Step 2: Build the Long‑Term Hedge (Roth / Traditional IRA)
The Roth IRA is a deliberate bet on tax diversification. You pay taxes now to buy tax‑free growth later.
Inverting the Risk
No one knows what tax rates will be in 30 years. By holding both pre‑tax (401(k)) and after‑tax (Roth) assets, you give your future self the ability to “shape” their own tax bracket in retirement.
The Oak Tree
The earlier you plant, the more the power law of time works for you. A Roth is how you negotiate with your future self so they keep more of their eventual harvest.
Action: After securing the match, aim to max out a Roth IRA (or Traditional IRA, if that’s better for your situation) up to the annual limit.
Step 3: Subtract to Accelerate
If hitting that 25% investment target feels hard, use inversion. Don’t ask, “How can I save more?” Ask, “What can I subtract?”
Identify the unnecessary expenses: forgotten subscriptions, status‑signaling purchases, convenience fees that don’t actually improve your life.
By subtracting the non‑essential, you automatically add to your market position. You are literally converting “waste” into “time.”
Action: Once a month, scan your spending and ask: “What can I subtract?” Every dollar cut is a dollar redirected toward your 25% target.
The Real Prisoner’s Dilemma: You vs. Yourself
The classic prisoner’s dilemma shows how two players can end up with a worse outcome by chasing short‑term self‑interest. In your financial life, both players are you:
Defecting is spending today and quietly betraying your future self.
Cooperating is moving that 25% into the market even when it’s uncomfortable.
No one will arrest you for defecting, but the payoff structure is brutal: short‑term comfort in exchange for long‑term dependence.
The Zinger
Every strategy involves risk. But there’s a deeper risk game theory doesn’t ignore: regret.
You will almost never hear someone say, “I wish I’d spent more on status symbols in my 30s.” You will hear plenty of people say, “I wish I had started sooner.”
In the long game of life, the biggest risk isn’t losing money — it’s losing the option to live on your own terms.
Your 401(k), Roth IRA, HSA, and brokerage account are not just accounts. They are vehicles for your 25% mandate — the way you bargain with time and uncertainty so that, one day, you’re the one choosing what your days look like.
How to Prioritize Each Dollar (Decision Matrix)
Given a new dollar of income, here’s one way to allocate it:
1. Grab the Match
→ Fund your 401(k)/403(b) up to the employer match.
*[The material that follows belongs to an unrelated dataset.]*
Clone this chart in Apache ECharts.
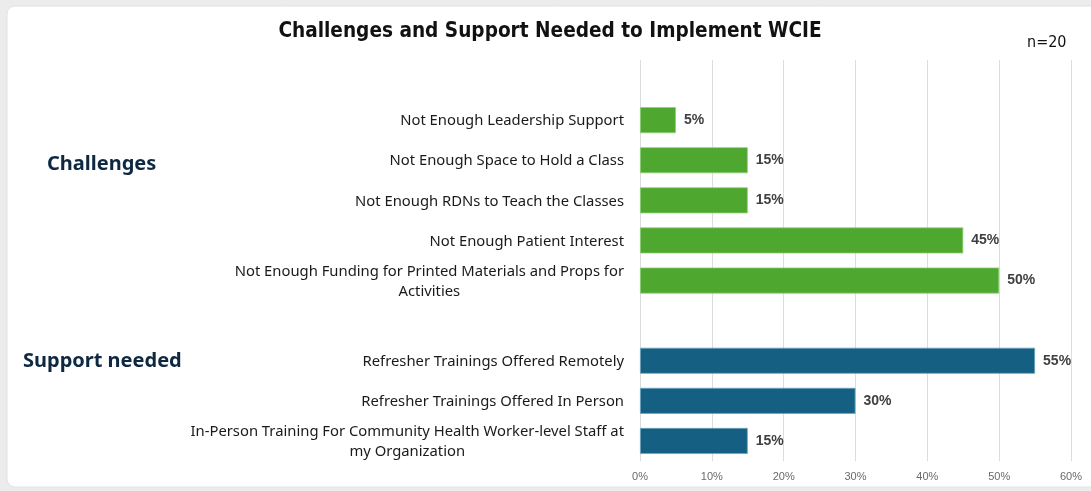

Why: 100% instant return; the closest thing to free money.
2. Build the Base Layer
→ After the match, prioritize your tax‑advantaged accounts:
- Continue funding your 401(k)/403(b)
- Max a Roth or Traditional IRA
- Fund an HSA if you’re eligible
Why: These are your base layer; they let compounding work with tax efficiency.
3. Hit the 25% Target
→ Make sure that, across all accounts (tax‑advantaged + taxable), your total investments equal ~25% of take‑home pay (or discretionary spending).
Why: This scales with your lifestyle and keeps your freedom compounding faster than your consumption.
4. Subtract to Accelerate
→ If 25% feels tight, ask: “What can I subtract?”
→ Cancel unused subscriptions, reduce habitual dining out, skip status purchases.
Why: Every dollar subtracted from consumption is a dollar added to your market position.
5. Protect the Game
→ In parallel, make sure your downside is covered:
- Emergency fund of 3–6 months of essential expenses
- High‑interest debt aggressively paid down
- Adequate insurance (health, disability, term life)
Why: These are the rules of the game. Without them, even a great strategy is fragile.
Play the Game Deliberately
Play the game deliberately. Subtract the unnecessary. Pay yourself first. Let the power laws do the quiet compounding in the background.
That’s how you stop treating retirement as a distant problem — and start treating it as a game you’re actively winning.